# [DATA PROVIDED]
>> Start
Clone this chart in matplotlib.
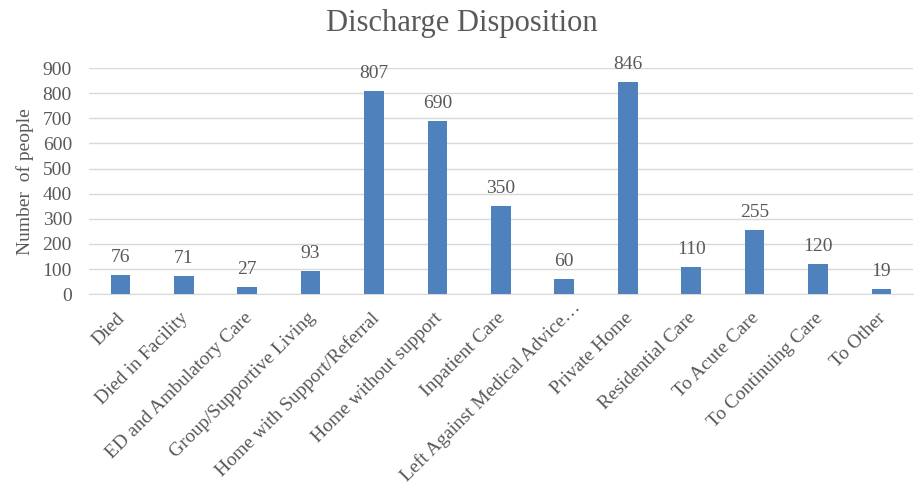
import matplotlib
matplotlib.use("Agg")
import matplotlib.pyplot as plt
import matplotlib.transforms as mtransforms
import numpy as np

categories = [
    "Died", "Died in Facility", "ED and Ambulatory Care",
    "Group/Supportive Living", "Home with Support/Referral",
    "Home without support", "Inpatient Care",
    "Left Against Medical Advice\u2026", "Private Home",
    "Residential Care", "To Acute Care", "To Continuing Care", "To Other",
]
counts = [76, 71, 27, 93, 807, 690, 350, 60, 846, 110, 255, 120, 19]
yticks = [0, 100, 200, 300, 400, 500, 600, 700, 800, 900]

plt.rcParams["font.family"] = ["Liberation Serif", "DejaVu Serif"]
text_color = "#595959"
bar_color = "#4f81bd"

fig = plt.figure(figsize=(9.14, 4.97), dpi=100)
ax = fig.add_axes([0.097, 0.408, 0.902, 0.455])

x = np.arange(len(categories))
ax.bar(x, counts, width=0.31, color=bar_color, zorder=3)
for xi, v in zip(x, counts):
    ax.text(xi, v + 36, str(v), ha="center", va="bottom",
            fontsize=14, color=text_color)

ax.set_xlim(-0.5, len(categories) - 0.5)
ax.set_ylim(0, 900)
ax.set_yticks(yticks)
ax.set_yticklabels([str(t) for t in yticks], fontsize=14, color=text_color)
ax.set_xticks(x)
ax.set_xticklabels(categories, rotation=45, ha="right", rotation_mode="anchor",
                   fontsize=14, color=text_color)
ax.tick_params(axis="y", length=0, pad=12)
ax.tick_params(axis="x", length=0, pad=6)
for lbl in ax.get_xticklabels():
    dx, dy = -4, -7
    if lbl.get_text().endswith("\u2026"):
        # truncated label sits a little further along its baseline
        dx, dy = 7, 4
    shift = mtransforms.ScaledTranslation(dx / 100, dy / 100, fig.dpi_scale_trans)
    lbl.set_transform(lbl.get_transform() + shift)
ax.grid(axis="y", color="#d9d9d9", linewidth=1, zorder=0)
for s in ["top", "right", "left"]:
    ax.spines[s].set_visible(False)
ax.spines["bottom"].set_color("#d9d9d9")
ax.set_ylabel("Number  of people", fontsize=14, color=text_color, labelpad=6)
fig.text(0.505, 0.952, "Discharge Disposition", ha="center", va="center",
         fontsize=22, color=text_color)

fig.savefig("out.png", dpi=100)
>> End
# [OBJECTIVE]
Using the data above, print every line exactly, omitting pictures.

# [COMPLETE RESPONSE]
Clone this chart in matplotlib.
import matplotlib
matplotlib.use("Agg")
import matplotlib.pyplot as plt
import matplotlib.transforms as mtransforms
import numpy as np

categories = [
    "Died", "Died in Facility", "ED and Ambulatory Care",
    "Group/Supportive Living", "Home with Support/Referral",
    "Home without support", "Inpatient Care",
    "Left Against Medical Advice\u2026", "Private Home",
    "Residential Care", "To Acute Care", "To Continuing Care", "To Other",
]
counts = [76, 71, 27, 93, 807, 690, 350, 60, 846, 110, 255, 120, 19]
yticks = [0, 100, 200, 300, 400, 500, 600, 700, 800, 900]

plt.rcParams["font.family"] = ["Liberation Serif", "DejaVu Serif"]
text_color = "#595959"
bar_color = "#4f81bd"

fig = plt.figure(figsize=(9.14, 4.97), dpi=100)
ax = fig.add_axes([0.097, 0.408, 0.902, 0.455])

x = np.arange(len(categories))
ax.bar(x, counts, width=0.31, color=bar_color, zorder=3)
for xi, v in zip(x, counts):
    ax.text(xi, v + 36, str(v), ha="center", va="bottom",
            fontsize=14, color=text_color)

ax.set_xlim(-0.5, len(categories) - 0.5)
ax.set_ylim(0, 900)
ax.set_yticks(yticks)
ax.set_yticklabels([str(t) for t in yticks], fontsize=14, color=text_color)
ax.set_xticks(x)
ax.set_xticklabels(categories, rotation=45, ha="right", rotation_mode="anchor",
                   fontsize=14, color=text_color)
ax.tick_params(axis="y", length=0, pad=12)
ax.tick_params(axis="x", length=0, pad=6)
for lbl in ax.get_xticklabels():
    dx, dy = -4, -7
    if lbl.get_text().endswith("\u2026"):
        # truncated label sits a little further along its baseline
        dx, dy = 7, 4
    shift = mtransforms.ScaledTranslation(dx / 100, dy / 100, fig.dpi_scale_trans)
    lbl.set_transform(lbl.get_transform() + shift)
ax.grid(axis="y", color="#d9d9d9", linewidth=1, zorder=0)
for s in ["top", "right", "left"]:
    ax.spines[s].set_visible(False)
ax.spines["bottom"].set_color("#d9d9d9")
ax.set_ylabel("Number  of people", fontsize=14, color=text_color, labelpad=6)
fig.text(0.505, 0.952, "Discharge Disposition", ha="center", va="center",
         fontsize=22, color=text_color)

fig.savefig("out.png", dpi=100)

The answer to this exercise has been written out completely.